Старший из них довольно сносно ответил по-русски:.
— Ничего живем. Охота хорошая. Промыслили лося. Рассказывай, кто ты, зачем приехал, чего промышляешь?
Я попытался как можно проще, доходчивее объяснить, что мы экспедиция — это слово они знали, — приехали из Ленинграда, исследуем землю, ищем уголь, красивые камни, а также железо, золото. Составляем карту. Они закивали головами в знак того, что поняли, и почмокали губами.
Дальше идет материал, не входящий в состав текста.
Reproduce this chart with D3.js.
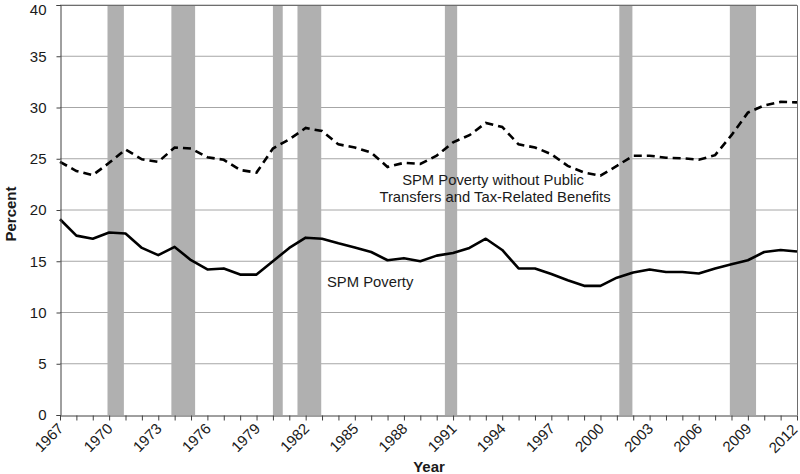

Хозяйка отложила в сторону ребенка, поднялась, поставила перед нами столик на очень низеньких ножках, на котором удобно есть, сидя на полу, и положила на его середину куски мяса из котла. Все эвенки быстро взяли по большому куску парящего мяса и начали есть. Ели они своеобразно: захватывали край куска ртом и ловким движением ножа снизу (от подбородка) вверх отрезали его и, почти не прожевывая, торопливо проглатывали. Мы были поражены их сноровкой. Ни один из них не задевал ножом ни губ, ни кончика носа. Ели мясо без соли и хлеба. Опасаясь за целость губ и носа, мы не рискнули следовать их примеру и начали есть, отрезая кусочки мяса на столе. Это вызвало добродушные улыбки и короткие реплики эвенков. Очевидно, для них был непривычен такой способ еды.
В это время рабочий поспешно вынул полбутылки разведенного спирта из кармана, попросил кружку и, налив немного, протянул мне. Я отказался. Он передал кружку и бутылку старшему эвенку и, показывая знаками, предложил ему разлить всем.
Старший долил в кружку, выпил и, глядя на бутылку и соизмеряя, чтобы хватило всем, стал наливать небольшими порциями и передавать кружку по кругу. Все неотрывно следили за бутылкой и за очередным пьющим. На долю женщины — ей протянули последней — осталась меньшая порция, но и ее она всю не выпила, остаток осторожно, что-то тихо приговаривая, вылила в костер.
— Хозяину чума дала, чтобы не сердился, не делал нам плохо, — объяснил старик, видя, с каким недоумением и интересом наблюдали мы эту сцену.
Я обратил внимание на замшевые чехлы, висевшие недалеко от входа.
— Что в них? — спросил я.
— Иконы. Давно дал поп, — пояснил старик, — Учил молиться. Велел: пусть всегда висят в чуме. Потом больше не приезжал. Мы положили их в мешки из ровдуги, боимся попортить, когда кочуем.
Между тем мясо было съедено. Тут же все достали из карманов трубки и, набив табаком, закурили. Один из. молодых эвенков затяжно закашлялся.
— Грудь больной, кровь выходит. Совсем больной, — пояснил мне старик.
— Наверное, туберкулез? — спросил я.
Старик согласно закивал головой.
Мне вспомнился рассказ доктора на заседании нашей студенческой Сибирской секции, которого мы пригласили после его поездки по Восточной Сибири с комиссией медицинского обследования народностей Севера. Он тогда сообщил, что в некоторых районах севера Восточной Сибири высокий процент заболеваемости населения туберкулезом. Это объясняется заражением от тесного общения, плохо, а то и вовсе немытой посудой, поголовным курением — от детей до стариков, включая и женщин. При этом они курят иногда из одной трубки, пуская ее по кругу…
Вспомнился мне и наш конюх-переводчик в Первой Колымской экспедиции якут Михаил Седалищев. Он прибыл к нам с группой рабочих из Алданского приискового района. Михаил никогда не мылся в устраиваемые нами банные дни.